The late 1970s and 1980s were something of fallow period for the actor, although amidst the dross there were some gems. Michael earned his third Oscar nomination for his portrayal of an alcoholic English literature professor in 1983's Educating Rita. Three years later he finally scooped an Academy Award for Best Supporting Actor in Woody Allen's Hannah And Her Sisters, playing a man who is infatuated with his wife's sister.
Most of Michael's best work in this period, however, was for the small screen, in dramas such as 1988's Jack The Ripper for which he earned a Golden Globe and as the troubled title character in Jekyll & Hyde (1990). Bouncing back onto the big screen in 1998 with Little Voice, he gave a stand-out performance as sleazy agent Ray Say in a film already brimming with excellent acting. A year later Michael scooped his second Best Supporting Actor Oscar for The Cider House Rules, playing a loveable orphanage-running abortionist complete with American accent.
Later career
In 2000, he was awarded a knighthood in the Queen's Birthday Honours List for his contribution to the arts. As he approached his 70th birthday, it seems there was no stopping the actor.

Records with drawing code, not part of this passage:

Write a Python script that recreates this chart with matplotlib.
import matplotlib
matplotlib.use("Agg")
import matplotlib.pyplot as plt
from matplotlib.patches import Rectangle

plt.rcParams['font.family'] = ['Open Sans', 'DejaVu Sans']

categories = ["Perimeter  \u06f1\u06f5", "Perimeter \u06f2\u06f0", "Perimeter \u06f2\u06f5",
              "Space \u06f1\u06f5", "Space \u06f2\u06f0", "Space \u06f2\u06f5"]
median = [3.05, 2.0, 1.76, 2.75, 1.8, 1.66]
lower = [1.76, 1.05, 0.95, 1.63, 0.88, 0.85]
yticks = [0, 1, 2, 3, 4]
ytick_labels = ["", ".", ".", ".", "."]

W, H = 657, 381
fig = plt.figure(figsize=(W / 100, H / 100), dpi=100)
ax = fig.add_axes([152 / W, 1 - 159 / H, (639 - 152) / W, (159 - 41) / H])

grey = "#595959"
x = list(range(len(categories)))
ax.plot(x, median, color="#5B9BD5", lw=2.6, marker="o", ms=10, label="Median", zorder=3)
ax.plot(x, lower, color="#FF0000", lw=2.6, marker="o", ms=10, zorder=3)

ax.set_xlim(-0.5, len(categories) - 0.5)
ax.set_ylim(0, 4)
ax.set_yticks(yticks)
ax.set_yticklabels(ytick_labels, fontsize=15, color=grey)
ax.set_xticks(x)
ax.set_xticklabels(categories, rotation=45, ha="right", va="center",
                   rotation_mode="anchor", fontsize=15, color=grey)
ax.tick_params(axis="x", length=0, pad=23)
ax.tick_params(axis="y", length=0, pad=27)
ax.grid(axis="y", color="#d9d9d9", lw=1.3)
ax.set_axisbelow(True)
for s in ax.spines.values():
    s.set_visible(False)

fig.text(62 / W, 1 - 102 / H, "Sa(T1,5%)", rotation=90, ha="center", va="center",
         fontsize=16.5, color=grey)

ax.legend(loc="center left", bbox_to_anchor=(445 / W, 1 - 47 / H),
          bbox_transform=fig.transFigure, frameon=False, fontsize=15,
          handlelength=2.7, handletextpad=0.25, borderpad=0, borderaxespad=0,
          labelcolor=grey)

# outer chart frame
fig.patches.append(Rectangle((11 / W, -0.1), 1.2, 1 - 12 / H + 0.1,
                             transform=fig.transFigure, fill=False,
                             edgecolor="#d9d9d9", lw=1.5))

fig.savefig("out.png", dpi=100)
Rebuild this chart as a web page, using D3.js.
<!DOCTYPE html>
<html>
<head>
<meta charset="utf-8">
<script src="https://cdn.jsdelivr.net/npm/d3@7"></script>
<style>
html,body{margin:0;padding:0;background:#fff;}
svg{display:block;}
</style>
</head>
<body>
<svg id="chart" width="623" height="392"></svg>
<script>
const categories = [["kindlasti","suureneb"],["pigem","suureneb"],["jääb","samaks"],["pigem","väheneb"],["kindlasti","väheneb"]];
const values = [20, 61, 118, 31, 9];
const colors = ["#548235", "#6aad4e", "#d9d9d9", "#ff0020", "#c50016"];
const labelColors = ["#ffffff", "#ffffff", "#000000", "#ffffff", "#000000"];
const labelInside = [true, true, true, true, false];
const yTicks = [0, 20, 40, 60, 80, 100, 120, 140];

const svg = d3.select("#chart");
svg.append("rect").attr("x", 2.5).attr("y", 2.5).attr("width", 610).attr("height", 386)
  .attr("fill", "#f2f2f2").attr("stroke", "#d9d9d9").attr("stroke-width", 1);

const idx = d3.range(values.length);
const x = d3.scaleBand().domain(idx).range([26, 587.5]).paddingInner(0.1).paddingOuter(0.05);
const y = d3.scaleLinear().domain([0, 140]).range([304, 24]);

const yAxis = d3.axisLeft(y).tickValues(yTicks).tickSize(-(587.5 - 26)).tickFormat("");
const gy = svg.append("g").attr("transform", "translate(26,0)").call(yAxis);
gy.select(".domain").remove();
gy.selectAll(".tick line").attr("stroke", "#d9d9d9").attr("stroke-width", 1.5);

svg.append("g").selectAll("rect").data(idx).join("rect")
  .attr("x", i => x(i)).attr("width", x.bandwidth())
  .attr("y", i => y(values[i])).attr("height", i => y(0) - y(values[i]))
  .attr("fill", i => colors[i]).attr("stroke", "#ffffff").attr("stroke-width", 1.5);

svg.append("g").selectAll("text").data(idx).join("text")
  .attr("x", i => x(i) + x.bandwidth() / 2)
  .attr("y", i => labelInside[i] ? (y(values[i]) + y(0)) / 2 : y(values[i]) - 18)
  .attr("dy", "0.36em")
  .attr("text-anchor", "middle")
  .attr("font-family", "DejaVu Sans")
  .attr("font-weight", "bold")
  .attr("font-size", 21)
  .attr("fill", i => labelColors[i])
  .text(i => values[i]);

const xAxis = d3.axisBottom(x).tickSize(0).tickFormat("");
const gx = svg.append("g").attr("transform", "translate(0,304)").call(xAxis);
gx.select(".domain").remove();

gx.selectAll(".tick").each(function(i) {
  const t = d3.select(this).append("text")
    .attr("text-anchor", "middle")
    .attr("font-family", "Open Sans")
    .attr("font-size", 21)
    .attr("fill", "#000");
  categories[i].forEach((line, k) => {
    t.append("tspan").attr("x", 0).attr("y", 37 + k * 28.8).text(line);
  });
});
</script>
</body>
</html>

Enjoying something of a renaissance following his Oscar win, in 2002 he popped up as the father of super spy Austin Powers, a character which his Harry Palmer had surely inspired, in Austin Powers In Goldmember.
His role in The Quiet American earned him a further Best Actor Oscar nomination in 2003. "I can't think of anything more frustrating," he said, "than to be sitting on a rocking chair on a porch at the end of your life, regretting the things you did and didn't do."
In more recent years, he's been known for role as Alfred Pennyworth in Christopher Nolan's Batman trilogy, as well as parts in The Prestige, Inception, Interstellar, Dunkirk and Tenet – also Nolan movies.
His final film role came in October 2023 in The Great Escaper. That same month, after a mammoth career, he announced his retirement.